Creating a trustworthy consumer experience requires a strategy that prioritises both a long-term focus and short-term actionable goals, accounting for capital, talent, inventory, consumer expectations, and loyalty. The brand experience journey is built on the integration of marketing optimisation, visibility across operations, and hyper-personalisation, leading to the point of purchase and far beyond in the marketplace of consumer judgement, loyalty, and decision-making.
How do you see the future of brand experiences evolving in the Asia Pacific region, and what trends or developments do you anticipate?
The future of brand experiences is impacted by omnichannel strategies and a holistic understanding of customer journeys across the organisation. Current technological trends that will dramatically impact brand experiences are the use of generative artificial intelligence (GenAI), Web 3.0 applications, and metaverse-related experiences – driven by faster internet, higher disposable income, and increased comfort with digital engagements amongst consumers.
The rise of e-commerce has taken the brand experience digital with unprecedented convenience, speed, and access, leading to the rise of social commerce, whilst metaverse-related experience and gamification are taking consumers to a whole new level of interaction. Other new technologies like non-fungible tokens (NFTs), personalised avatars, and augmented reality and virtual reality (AR/VR) devices will bring newer ways for consumers to interact with brands and retailers in the metaverse. These are some radical changes in business models and associated brand experiences that we can expect.
In your experience, what challenges do companies often face when trying to deliver meaningful brand experiences, and how can they overcome those challenges?
One of the main challenges we see repeatedly with companies is not knowing what aspects of their brand experience to innovate on. They frequently struggle to pick the right idea or concept to evolve further. The solution is to collect quantitative and qualitative data and synthesise the data for meaningful insights into what product or service will address core customer needs.
In your experience, what are some common misconceptions or pitfalls that companies often face when trying to adopt an experience-led approach, and how do you guide them to avoid such pitfalls?
There are two pitfalls that companies face when trying to adopt an experience-led approach. The first is when they do not conduct sufficient qualitative research and therefore only rely on quantitative data for decision-making. Qualitative research provides data that can be counted, measured, and represented using numerical values, whilst quantitative research brings information that is descriptive and conceptual. In other words, quantitative data only tells you what is happening, but qualitative [data] tells you why it is happening, which can be more useful in decision-making.

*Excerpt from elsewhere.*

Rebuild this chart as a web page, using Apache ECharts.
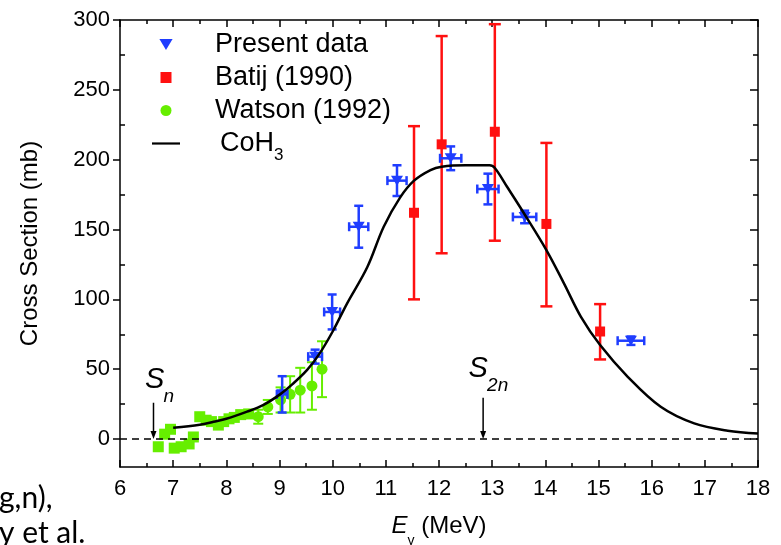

The second pitfall is the idea that research and design can be done by the layman when, in fact, it requires professionally trained designers and ethnography professionals to evaluate product and service innovation. At EY, we work with our clients to establish and apply the right design thinking methods and set them up for success.
As a judge at the Asian Experience Awards, what criteria do you consider when evaluating companies or organisations?
As a judge at the Asian Experience Awards, the most important criteria to me is the aspect of value creation and to assess if the product, service, or brand experience addresses any core needs or concerns of society, customers, or employee expectations. Additionally, the company's or organisation’s commitment to ESG (environmental, social, and governance) considerations is another important criterion.